▶ GOAL OF THE EXERCISE: Repeat all the material exactly; pictures stay out of your copy.
___ RAW DATA ___
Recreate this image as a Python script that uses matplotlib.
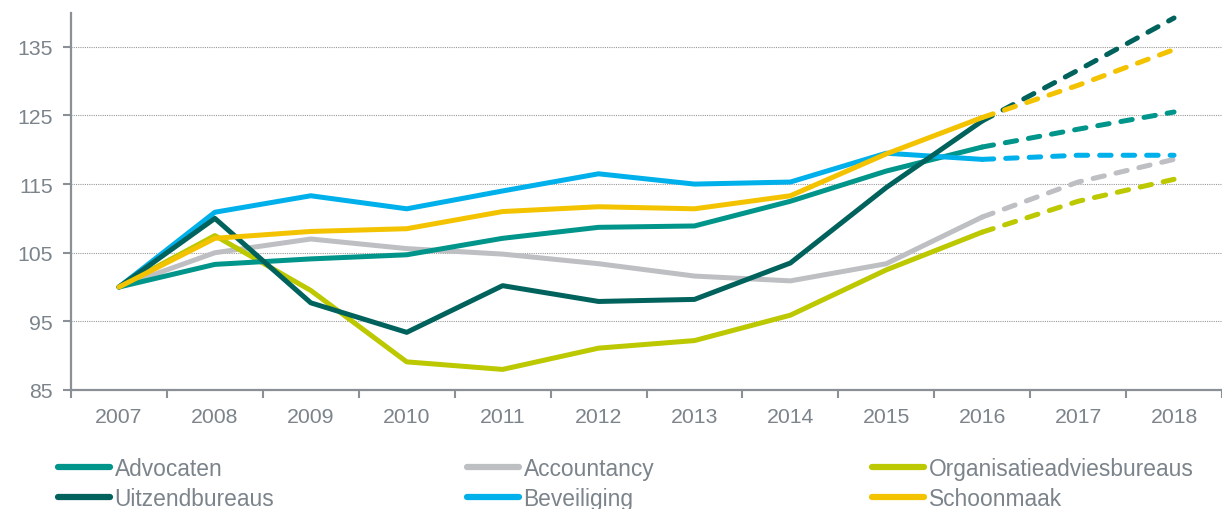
import matplotlib
matplotlib.use("Agg")
import matplotlib.pyplot as plt
import numpy as np

years = ["2007", "2008", "2009", "2010", "2011", "2012", "2013", "2014", "2015", "2016", "2017", "2018"]
advocaten = [100, 103.3, 104.1, 104.7, 107.1, 108.7, 108.9, 112.5, 116.9, 120.4, 123.0, 125.5]
accountancy = [100, 105.0, 107.0, 105.6, 104.8, 103.4, 101.6, 100.9, 103.4, 110.2, 115.3, 118.6]
organisatie = [100, 107.5, 99.5, 89.1, 88.0, 91.1, 92.2, 95.9, 102.5, 108.0, 112.5, 115.7]
uitzend = [100, 110.0, 97.7, 93.4, 100.2, 97.9, 98.2, 103.5, 114.5, 124.2, 131.6, 139.2]
beveiliging = [100, 110.9, 113.3, 111.4, 114.0, 116.5, 115.0, 115.3, 119.5, 118.6, 119.2, 119.2]
schoonmaak = [100, 107.1, 108.1, 108.5, 111.0, 111.7, 111.4, 113.3, 119.4, 124.7, 129.4, 134.6]
names = ["Advocaten", "Accountancy", "Organisatieadviesbureaus", "Uitzendbureaus", "Beveiliging", "Schoonmaak"]
colors = ["#00958A", "#BDBFC3", "#BCC800", "#00625C", "#00B0EB", "#F4C300"]
yticks = [85, 95, 105, 115, 125, 135]
forecast_start = "2016"

series = [advocaten, accountancy, organisatie, uitzend, beveiliging, schoonmaak]
txt = "#7b838b"
plt.rcParams['font.family'] = ['Liberation Sans', 'DejaVu Sans']

fig = plt.figure(figsize=(12.22, 5.10), dpi=100)
ax = fig.add_axes([71/1222, 1-391/510, 1-71/1222, (391-13.5)/510])

x = np.arange(len(years))
k = years.index(forecast_start)
order = [1, 2, 0, 4, 3, 5]
for i in order:
    vals = np.array(series[i])
    ax.plot(x[:k+1], vals[:k+1], color=colors[i], lw=3.6, solid_capstyle='round', solid_joinstyle='round', zorder=3)
    ax.plot(x[k:], vals[k:], color=colors[i], lw=3.6, dashes=(2.3, 2.4), dash_capstyle='round', zorder=3)

ax.set_ylim(85, 140)
ax.set_xlim(-0.5, (1222-71)/96.96 - 0.5)
ax.set_yticks(yticks)
ax.set_yticklabels([str(v) for v in yticks])
ax.yaxis.grid(True, color="#9a9a9a", linestyle=(0, (1, 1)), lw=0.8)
ax.set_axisbelow(True)

ax.set_xticks(np.arange(-0.5, len(years), 1.0))
ax.set_xticklabels([])
ax.set_xticks(x, minor=True)
ax.set_xticklabels(years, minor=True)
ax.tick_params(axis='x', which='major', length=6, width=1.5, color="#8a9096")
ax.tick_params(axis='x', which='minor', length=0, pad=12, labelsize=15.3, labelcolor=txt)
ax.tick_params(axis='y', length=6, width=1.5, color="#8a9096", pad=7, labelsize=15.3, labelcolor=txt)

for s in ['top', 'right']:
    ax.spines[s].set_visible(False)
for s in ['left', 'bottom']:
    ax.spines[s].set_color("#8a9096")
    ax.spines[s].set_linewidth(1.6)

from matplotlib.lines import Line2D
handles = [Line2D([], [], color=c, lw=4.5, solid_capstyle='round') for c in colors]
cols = [(0, 3), (1, 4), (2, 5)]
xs = [58, 467, 872]
for (a, b), xp in zip(cols, xs):
    fig.legend([handles[a], handles[b]], [names[a], names[b]], loc='upper left',
               bbox_to_anchor=(xp/1222, 1-458/510), frameon=False, fontsize=16.4,
               handlelength=2.3, handletextpad=0.18, borderpad=0, borderaxespad=0,
               labelspacing=0.3, labelcolor=txt)

fig.savefig("out.png", dpi=100)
___
▶ FULL SOLUTION:
Recreate this image as a Python script that uses matplotlib.
import matplotlib
matplotlib.use("Agg")
import matplotlib.pyplot as plt
import numpy as np

years = ["2007", "2008", "2009", "2010", "2011", "2012", "2013", "2014", "2015", "2016", "2017", "2018"]
advocaten = [100, 103.3, 104.1, 104.7, 107.1, 108.7, 108.9, 112.5, 116.9, 120.4, 123.0, 125.5]
accountancy = [100, 105.0, 107.0, 105.6, 104.8, 103.4, 101.6, 100.9, 103.4, 110.2, 115.3, 118.6]
organisatie = [100, 107.5, 99.5, 89.1, 88.0, 91.1, 92.2, 95.9, 102.5, 108.0, 112.5, 115.7]
uitzend = [100, 110.0, 97.7, 93.4, 100.2, 97.9, 98.2, 103.5, 114.5, 124.2, 131.6, 139.2]
beveiliging = [100, 110.9, 113.3, 111.4, 114.0, 116.5, 115.0, 115.3, 119.5, 118.6, 119.2, 119.2]
schoonmaak = [100, 107.1, 108.1, 108.5, 111.0, 111.7, 111.4, 113.3, 119.4, 124.7, 129.4, 134.6]
names = ["Advocaten", "Accountancy", "Organisatieadviesbureaus", "Uitzendbureaus", "Beveiliging", "Schoonmaak"]
colors = ["#00958A", "#BDBFC3", "#BCC800", "#00625C", "#00B0EB", "#F4C300"]
yticks = [85, 95, 105, 115, 125, 135]
forecast_start = "2016"

series = [advocaten, accountancy, organisatie, uitzend, beveiliging, schoonmaak]
txt = "#7b838b"
plt.rcParams['font.family'] = ['Liberation Sans', 'DejaVu Sans']

fig = plt.figure(figsize=(12.22, 5.10), dpi=100)
ax = fig.add_axes([71/1222, 1-391/510, 1-71/1222, (391-13.5)/510])

x = np.arange(len(years))
k = years.index(forecast_start)
order = [1, 2, 0, 4, 3, 5]
for i in order:
    vals = np.array(series[i])
    ax.plot(x[:k+1], vals[:k+1], color=colors[i], lw=3.6, solid_capstyle='round', solid_joinstyle='round', zorder=3)
    ax.plot(x[k:], vals[k:], color=colors[i], lw=3.6, dashes=(2.3, 2.4), dash_capstyle='round', zorder=3)

ax.set_ylim(85, 140)
ax.set_xlim(-0.5, (1222-71)/96.96 - 0.5)
ax.set_yticks(yticks)
ax.set_yticklabels([str(v) for v in yticks])
ax.yaxis.grid(True, color="#9a9a9a", linestyle=(0, (1, 1)), lw=0.8)
ax.set_axisbelow(True)

ax.set_xticks(np.arange(-0.5, len(years), 1.0))
ax.set_xticklabels([])
ax.set_xticks(x, minor=True)
ax.set_xticklabels(years, minor=True)
ax.tick_params(axis='x', which='major', length=6, width=1.5, color="#8a9096")
ax.tick_params(axis='x', which='minor', length=0, pad=12, labelsize=15.3, labelcolor=txt)
ax.tick_params(axis='y', length=6, width=1.5, color="#8a9096", pad=7, labelsize=15.3, labelcolor=txt)

for s in ['top', 'right']:
    ax.spines[s].set_visible(False)
for s in ['left', 'bottom']:
    ax.spines[s].set_color("#8a9096")
    ax.spines[s].set_linewidth(1.6)

from matplotlib.lines import Line2D
handles = [Line2D([], [], color=c, lw=4.5, solid_capstyle='round') for c in colors]
cols = [(0, 3), (1, 4), (2, 5)]
xs = [58, 467, 872]
for (a, b), xp in zip(cols, xs):
    fig.legend([handles[a], handles[b]], [names[a], names[b]], loc='upper left',
               bbox_to_anchor=(xp/1222, 1-458/510), frameon=False, fontsize=16.4,
               handlelength=2.3, handletextpad=0.18, borderpad=0, borderaxespad=0,
               labelspacing=0.3, labelcolor=txt)

fig.savefig("out.png", dpi=100)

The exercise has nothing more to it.